• Task requirements
Copy out the entries in full and with complete accuracy; pictures are excluded.

== Input for this task ==

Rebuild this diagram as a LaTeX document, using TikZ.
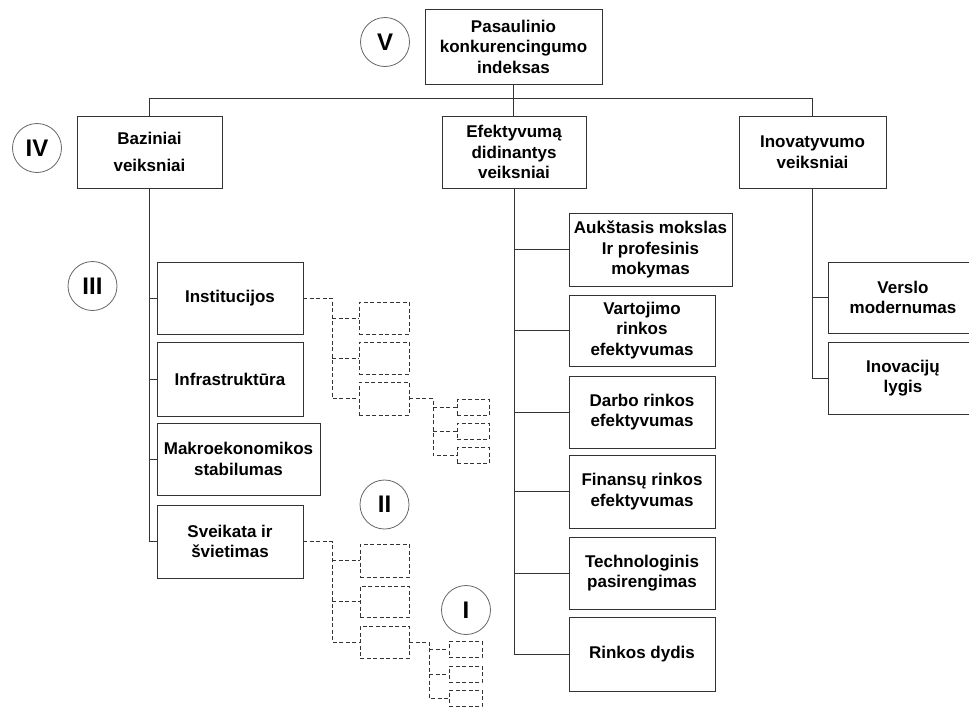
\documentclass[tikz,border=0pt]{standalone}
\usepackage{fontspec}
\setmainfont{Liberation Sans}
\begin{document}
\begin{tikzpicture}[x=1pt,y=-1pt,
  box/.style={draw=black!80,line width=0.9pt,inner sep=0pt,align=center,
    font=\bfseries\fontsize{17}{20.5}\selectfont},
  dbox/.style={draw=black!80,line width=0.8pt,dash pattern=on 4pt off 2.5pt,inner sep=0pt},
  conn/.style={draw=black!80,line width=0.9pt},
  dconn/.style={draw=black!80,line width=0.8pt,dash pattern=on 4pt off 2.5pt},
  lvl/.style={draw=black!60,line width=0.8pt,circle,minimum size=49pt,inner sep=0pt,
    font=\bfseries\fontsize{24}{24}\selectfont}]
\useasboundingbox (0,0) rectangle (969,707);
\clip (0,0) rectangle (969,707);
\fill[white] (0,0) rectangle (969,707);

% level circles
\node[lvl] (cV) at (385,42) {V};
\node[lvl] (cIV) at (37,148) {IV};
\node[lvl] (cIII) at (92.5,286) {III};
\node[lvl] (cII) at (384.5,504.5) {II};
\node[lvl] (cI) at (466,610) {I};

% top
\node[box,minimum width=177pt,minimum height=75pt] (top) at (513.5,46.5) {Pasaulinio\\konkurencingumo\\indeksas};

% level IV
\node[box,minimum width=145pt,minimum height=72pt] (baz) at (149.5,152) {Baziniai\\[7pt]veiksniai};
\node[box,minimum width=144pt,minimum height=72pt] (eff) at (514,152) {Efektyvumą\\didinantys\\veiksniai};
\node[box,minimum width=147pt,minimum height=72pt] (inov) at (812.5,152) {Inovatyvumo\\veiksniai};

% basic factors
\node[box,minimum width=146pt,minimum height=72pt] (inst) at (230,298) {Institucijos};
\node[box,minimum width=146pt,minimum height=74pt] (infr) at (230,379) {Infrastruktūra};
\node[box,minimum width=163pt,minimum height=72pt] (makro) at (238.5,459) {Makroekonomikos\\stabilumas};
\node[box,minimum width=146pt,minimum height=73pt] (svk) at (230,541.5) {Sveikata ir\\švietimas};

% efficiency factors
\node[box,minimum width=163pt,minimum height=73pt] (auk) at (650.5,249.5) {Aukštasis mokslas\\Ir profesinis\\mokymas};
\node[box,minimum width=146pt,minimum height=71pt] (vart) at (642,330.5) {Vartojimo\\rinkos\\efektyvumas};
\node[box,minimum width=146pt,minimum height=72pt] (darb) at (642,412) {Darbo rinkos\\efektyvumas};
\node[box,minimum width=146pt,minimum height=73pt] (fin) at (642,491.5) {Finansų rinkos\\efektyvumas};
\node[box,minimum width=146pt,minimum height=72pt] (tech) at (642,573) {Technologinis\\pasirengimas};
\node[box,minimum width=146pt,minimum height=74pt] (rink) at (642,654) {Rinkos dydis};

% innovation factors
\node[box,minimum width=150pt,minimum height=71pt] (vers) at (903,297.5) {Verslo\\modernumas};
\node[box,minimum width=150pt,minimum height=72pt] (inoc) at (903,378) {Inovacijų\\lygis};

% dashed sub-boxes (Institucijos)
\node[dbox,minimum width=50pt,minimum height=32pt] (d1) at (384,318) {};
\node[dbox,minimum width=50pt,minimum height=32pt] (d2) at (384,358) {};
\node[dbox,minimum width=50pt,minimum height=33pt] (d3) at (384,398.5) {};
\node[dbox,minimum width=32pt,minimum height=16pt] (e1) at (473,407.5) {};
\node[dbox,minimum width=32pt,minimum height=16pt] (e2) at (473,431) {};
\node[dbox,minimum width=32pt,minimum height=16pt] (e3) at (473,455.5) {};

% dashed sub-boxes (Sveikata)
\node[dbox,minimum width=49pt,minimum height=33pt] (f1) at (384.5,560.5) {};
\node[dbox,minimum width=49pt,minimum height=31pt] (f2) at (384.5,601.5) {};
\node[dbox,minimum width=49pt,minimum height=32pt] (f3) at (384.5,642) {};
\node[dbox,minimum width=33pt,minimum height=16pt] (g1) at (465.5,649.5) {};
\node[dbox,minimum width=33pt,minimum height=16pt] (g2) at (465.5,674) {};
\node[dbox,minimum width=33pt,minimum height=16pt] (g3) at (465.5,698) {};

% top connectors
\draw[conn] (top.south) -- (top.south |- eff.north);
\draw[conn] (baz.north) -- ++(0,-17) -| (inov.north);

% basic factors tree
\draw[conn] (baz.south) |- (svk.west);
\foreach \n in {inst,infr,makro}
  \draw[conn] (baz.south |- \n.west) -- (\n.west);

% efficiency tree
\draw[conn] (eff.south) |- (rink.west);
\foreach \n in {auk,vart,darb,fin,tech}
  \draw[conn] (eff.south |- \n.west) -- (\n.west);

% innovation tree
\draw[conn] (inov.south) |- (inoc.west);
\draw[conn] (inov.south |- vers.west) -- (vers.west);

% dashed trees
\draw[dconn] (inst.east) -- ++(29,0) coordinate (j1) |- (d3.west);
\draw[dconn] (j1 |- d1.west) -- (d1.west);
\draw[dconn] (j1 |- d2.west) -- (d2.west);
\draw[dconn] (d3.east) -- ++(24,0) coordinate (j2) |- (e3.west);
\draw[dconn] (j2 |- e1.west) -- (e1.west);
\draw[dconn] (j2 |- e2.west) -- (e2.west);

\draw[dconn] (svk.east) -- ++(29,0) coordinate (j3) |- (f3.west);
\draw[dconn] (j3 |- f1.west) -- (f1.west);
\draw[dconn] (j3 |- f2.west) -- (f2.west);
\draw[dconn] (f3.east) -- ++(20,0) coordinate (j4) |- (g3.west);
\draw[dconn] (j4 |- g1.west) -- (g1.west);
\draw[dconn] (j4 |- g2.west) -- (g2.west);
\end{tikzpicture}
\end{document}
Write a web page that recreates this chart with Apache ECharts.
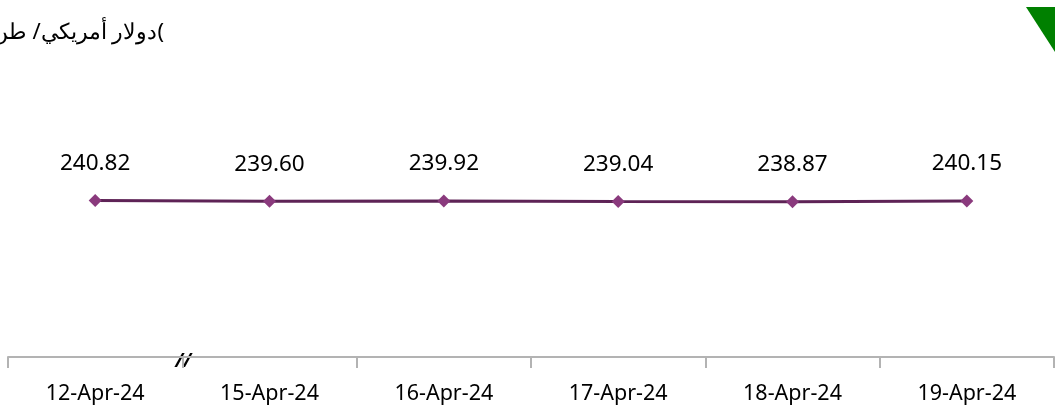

===

• Exercise response
Rebuild this diagram as a LaTeX document, using TikZ.
\documentclass[tikz,border=0pt]{standalone}
\usepackage{fontspec}
\setmainfont{Liberation Sans}
\begin{document}
\begin{tikzpicture}[x=1pt,y=-1pt,
  box/.style={draw=black!80,line width=0.9pt,inner sep=0pt,align=center,
    font=\bfseries\fontsize{17}{20.5}\selectfont},
  dbox/.style={draw=black!80,line width=0.8pt,dash pattern=on 4pt off 2.5pt,inner sep=0pt},
  conn/.style={draw=black!80,line width=0.9pt},
  dconn/.style={draw=black!80,line width=0.8pt,dash pattern=on 4pt off 2.5pt},
  lvl/.style={draw=black!60,line width=0.8pt,circle,minimum size=49pt,inner sep=0pt,
    font=\bfseries\fontsize{24}{24}\selectfont}]
\useasboundingbox (0,0) rectangle (969,707);
\clip (0,0) rectangle (969,707);
\fill[white] (0,0) rectangle (969,707);

% level circles
\node[lvl] (cV) at (385,42) {V};
\node[lvl] (cIV) at (37,148) {IV};
\node[lvl] (cIII) at (92.5,286) {III};
\node[lvl] (cII) at (384.5,504.5) {II};
\node[lvl] (cI) at (466,610) {I};

% top
\node[box,minimum width=177pt,minimum height=75pt] (top) at (513.5,46.5) {Pasaulinio\\konkurencingumo\\indeksas};

% level IV
\node[box,minimum width=145pt,minimum height=72pt] (baz) at (149.5,152) {Baziniai\\[7pt]veiksniai};
\node[box,minimum width=144pt,minimum height=72pt] (eff) at (514,152) {Efektyvumą\\didinantys\\veiksniai};
\node[box,minimum width=147pt,minimum height=72pt] (inov) at (812.5,152) {Inovatyvumo\\veiksniai};

% basic factors
\node[box,minimum width=146pt,minimum height=72pt] (inst) at (230,298) {Institucijos};
\node[box,minimum width=146pt,minimum height=74pt] (infr) at (230,379) {Infrastruktūra};
\node[box,minimum width=163pt,minimum height=72pt] (makro) at (238.5,459) {Makroekonomikos\\stabilumas};
\node[box,minimum width=146pt,minimum height=73pt] (svk) at (230,541.5) {Sveikata ir\\švietimas};

% efficiency factors
\node[box,minimum width=163pt,minimum height=73pt] (auk) at (650.5,249.5) {Aukštasis mokslas\\Ir profesinis\\mokymas};
\node[box,minimum width=146pt,minimum height=71pt] (vart) at (642,330.5) {Vartojimo\\rinkos\\efektyvumas};
\node[box,minimum width=146pt,minimum height=72pt] (darb) at (642,412) {Darbo rinkos\\efektyvumas};
\node[box,minimum width=146pt,minimum height=73pt] (fin) at (642,491.5) {Finansų rinkos\\efektyvumas};
\node[box,minimum width=146pt,minimum height=72pt] (tech) at (642,573) {Technologinis\\pasirengimas};
\node[box,minimum width=146pt,minimum height=74pt] (rink) at (642,654) {Rinkos dydis};

% innovation factors
\node[box,minimum width=150pt,minimum height=71pt] (vers) at (903,297.5) {Verslo\\modernumas};
\node[box,minimum width=150pt,minimum height=72pt] (inoc) at (903,378) {Inovacijų\\lygis};

% dashed sub-boxes (Institucijos)
\node[dbox,minimum width=50pt,minimum height=32pt] (d1) at (384,318) {};
\node[dbox,minimum width=50pt,minimum height=32pt] (d2) at (384,358) {};
\node[dbox,minimum width=50pt,minimum height=33pt] (d3) at (384,398.5) {};
\node[dbox,minimum width=32pt,minimum height=16pt] (e1) at (473,407.5) {};
\node[dbox,minimum width=32pt,minimum height=16pt] (e2) at (473,431) {};
\node[dbox,minimum width=32pt,minimum height=16pt] (e3) at (473,455.5) {};

% dashed sub-boxes (Sveikata)
\node[dbox,minimum width=49pt,minimum height=33pt] (f1) at (384.5,560.5) {};
\node[dbox,minimum width=49pt,minimum height=31pt] (f2) at (384.5,601.5) {};
\node[dbox,minimum width=49pt,minimum height=32pt] (f3) at (384.5,642) {};
\node[dbox,minimum width=33pt,minimum height=16pt] (g1) at (465.5,649.5) {};
\node[dbox,minimum width=33pt,minimum height=16pt] (g2) at (465.5,674) {};
\node[dbox,minimum width=33pt,minimum height=16pt] (g3) at (465.5,698) {};

% top connectors
\draw[conn] (top.south) -- (top.south |- eff.north);
\draw[conn] (baz.north) -- ++(0,-17) -| (inov.north);

% basic factors tree
\draw[conn] (baz.south) |- (svk.west);
\foreach \n in {inst,infr,makro}
  \draw[conn] (baz.south |- \n.west) -- (\n.west);

% efficiency tree
\draw[conn] (eff.south) |- (rink.west);
\foreach \n in {auk,vart,darb,fin,tech}
  \draw[conn] (eff.south |- \n.west) -- (\n.west);

% innovation tree
\draw[conn] (inov.south) |- (inoc.west);
\draw[conn] (inov.south |- vers.west) -- (vers.west);

% dashed trees
\draw[dconn] (inst.east) -- ++(29,0) coordinate (j1) |- (d3.west);
\draw[dconn] (j1 |- d1.west) -- (d1.west);
\draw[dconn] (j1 |- d2.west) -- (d2.west);
\draw[dconn] (d3.east) -- ++(24,0) coordinate (j2) |- (e3.west);
\draw[dconn] (j2 |- e1.west) -- (e1.west);
\draw[dconn] (j2 |- e2.west) -- (e2.west);

\draw[dconn] (svk.east) -- ++(29,0) coordinate (j3) |- (f3.west);
\draw[dconn] (j3 |- f1.west) -- (f1.west);
\draw[dconn] (j3 |- f2.west) -- (f2.west);
\draw[dconn] (f3.east) -- ++(20,0) coordinate (j4) |- (g3.west);
\draw[dconn] (j4 |- g1.west) -- (g1.west);
\draw[dconn] (j4 |- g2.west) -- (g2.west);
\end{tikzpicture}
\end{document}
Write a web page that recreates this chart with Apache ECharts.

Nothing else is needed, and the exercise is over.